Размазав и расплющив бой во времени, умолчав про трудности, в которых он велся в течение пяти дней, когда артиллерия противника нас косила, а мы отбивали атаки главным образом штыками, штабные редакторы представили дело бесхарактерным и бледным. Шипов же, как я уже говорил, находился в этой области штабного писательства в руках своего начальника штаба. Остаток пребывания 31-й дивизии под фортами Перемышля ознаменовался для Козловского полка только тем, что как-то, после передвижения его на новую высоту, австрийская 12-дюймовка чуть не взорвала на воздух штаб полка в полном его составе. В тот период войны практика устройства глубоких блиндажей на русском фронте, особенно в Галиции, еще не пустила корней. Погода оставалась хорошей, и штаб полка расположился вблизи опушки леса на вершине высоты, соорудив из ветвей легкий шалаш. Он способен был защитить лишь от дождя и отчасти от ночного холода.

В одно утро, когда весь штаб и командир сидели в этом декоративном павильоне, мы сначала услышали протяжный бас «идущего» 12-дюймового снаряда, а затем глухой удар, разваливший наш карточный домик и произведший маленькое землетрясение. Снаряд попал в откос горы как раз в створе шалаша, в нескольких от него шагах. Но «паровоз» не разорвался, лишь глубоко зарывшись в землю!

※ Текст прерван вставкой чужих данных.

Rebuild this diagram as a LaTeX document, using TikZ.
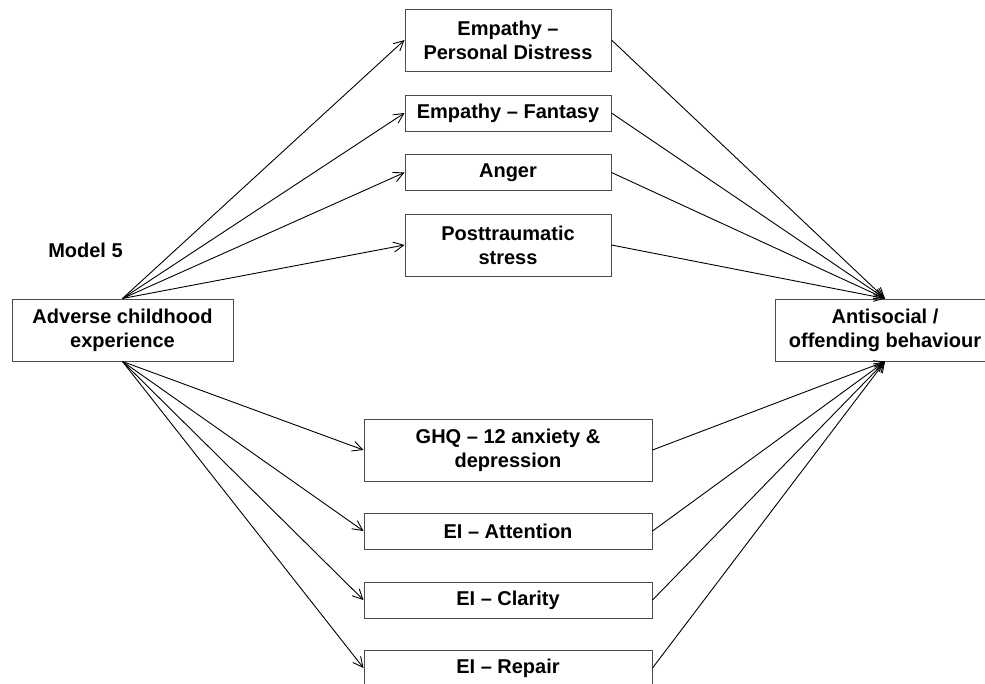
\documentclass[tikz,border=0pt]{standalone}
\usepackage{fontspec}
\setmainfont{Liberation Sans}
\usetikzlibrary{arrows.meta}

\begin{document}
\begin{tikzpicture}[x=1pt, y=-1pt,
  box/.style={draw=black!70, line width=1pt, fill=white, inner sep=2pt,
    align=center, font=\fontsize{20}{24}\selectfont\bfseries},
  upper/.style={box, minimum width=206pt},
  lower/.style={box, minimum width=288pt},
  tall/.style={minimum height=62pt},
  short/.style={minimum height=36pt},
  conn/.style={line width=0.9pt, -{Straight Barb[length=10pt,width=10pt]}},
  label/.style={font=\fontsize{20}{24}\selectfont\bfseries}]

  \clip (0,0) rectangle (985,683);

  % outcome and predictor
  \node[box, minimum width=221pt, tall] (ace) at (122.5,330) {Adverse childhood\\experience};
  \node[box, minimum width=220pt, tall] (anti) at (885,330) {Antisocial /\\offending behaviour};
  \node[label] (model) at (85.5,250) {Model 5};

  % mediators above the axis
  \node[upper, tall]  (pd)   at (508,40)    {Empathy --\\Personal Distress};
  \node[upper, short] (fan)  at (508,113)   {Empathy -- Fantasy};
  \node[upper, short] (ang)  at (508,172.5) {Anger};
  \node[upper, tall]  (pts)  at (508,245)   {Posttraumatic\\stress};

  % mediators below the axis
  \node[lower, tall]  (ghq)  at (508,450) {GHQ -- 12 anxiety \&\\depression};
  \node[lower, short] (att)  at (508,531) {EI -- Attention};
  \node[lower, short] (cla)  at (508,600) {EI -- Clarity};
  \node[lower, short] (rep)  at (508,668) {EI -- Repair};

  % paths from the predictor to each mediator
  \foreach \m in {pd,fan,ang,pts}
    \draw[conn] (ace.north) -- (\m.west);
  \foreach \m in {ghq,att,cla,rep}
    \draw[conn] (ace.south) -- (\m.west);

  % paths from each mediator to the outcome
  \foreach \m in {pd,fan,ang,pts}
    \draw[conn] (\m.east) -- (anti.north);
  \foreach \m in {ghq,att,cla,rep}
    \draw[conn] (\m.east) -- (anti.south);
\end{tikzpicture}
\end{document}
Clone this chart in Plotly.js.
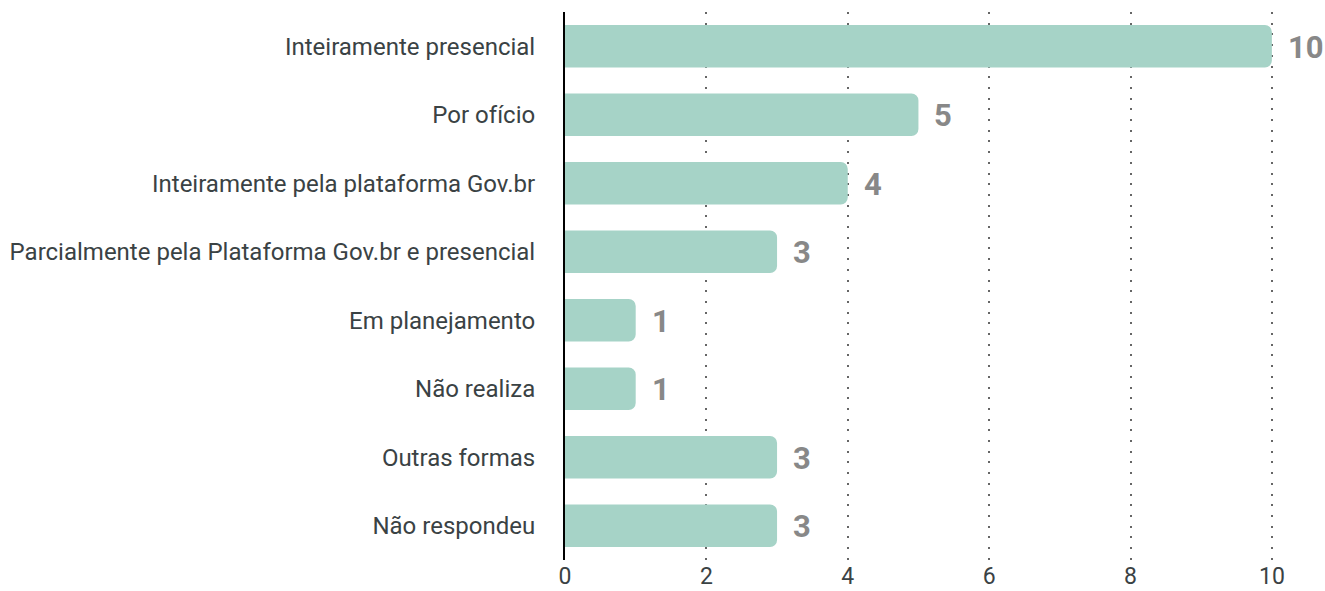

Мы ушли после этого предупреждения немного глубже в лес, построив другой цыганский навес; пробыли в нем несколько дней, пока полковые саперы не соорудили еще дальше в тылу, в том же лесу, настоящий блиндаж, солидное и комфортабельное, даже отапливаемое подземное помещение, в котором можно было даже рискнуть раздеться. Это был мой первый серьезный блиндаж на войне, не считая тех легкомысленных, которые я описал выше, рассказывая о бое на «лысине».

После смены дивизия выступила походом обратно к нижнему Саву, на север. Это заняло несколько дней. Как и прежде, полк следовал самостоятельно и мы не встречались с другими полками дивизии. Раз или два нас обогнал Шипов, когда полк отдыхал на привале. Солдаты получали горячую пищу, которая была сытна и превосходна, а офицеры закусывали, расположившись пикником на лужайке не без удобства и хозяйственно. На это был мастер Пургасов, страстный охотник, привыкший уютно раскладываться в поле в любых условиях.

– Как у вас мило и славно, – похвалил Шипов: – я заметил, что полки, которые умеют устраиваться хозяйственно, и дерутся хорошо!

Подходя к Сану, полк должен был пройти мимо штаба нашего корпуса – 10-го, – в подчинение к которому дивизия возвращалась. Командир корпуса Протопопов со штабом пропустил полк, здороваясь с ротами. Два батальона вместо четырех, но люди имели подтянутый и бодрый вид; играла музыка; четко отбивая ногу и молодцевато повернув головы на начальство, козловцы проходили с сознанием честно исполненного боевого долга.

Поход этот был приятен. Солдаты могли размяться после сидения в окопах на позиции. Погода не изменяла, оставаясь солнечной и сухой. Красивая местность в предгорьях Карпат, холмистая, с рощами в их позднем осеннем уборе, начинавшем спадать на землю и покрывать ее желто-красными пятнами все гуще и гуще, доставляла удовольствие. Время от времени на какой-нибудь попутной горушке показывался стройный силуэт тонконогой козы, и тогда Пургасов с досадой восклицал: «Вот бы где поохотиться! Было бы у нас седло козы на ужин!»

В конце концов дивизии осела на восточном берегу Сана, к югу от Ярослава; она была назначена в резерв, с тем чтобы зализать раны, нанесенные ей под Перемышлем, и получить пополнения. В это время другие наши войска 3-й армии, снова отбросив австрийцев от Сана, выдвинулись примерно на переход вперед, на западный его берег.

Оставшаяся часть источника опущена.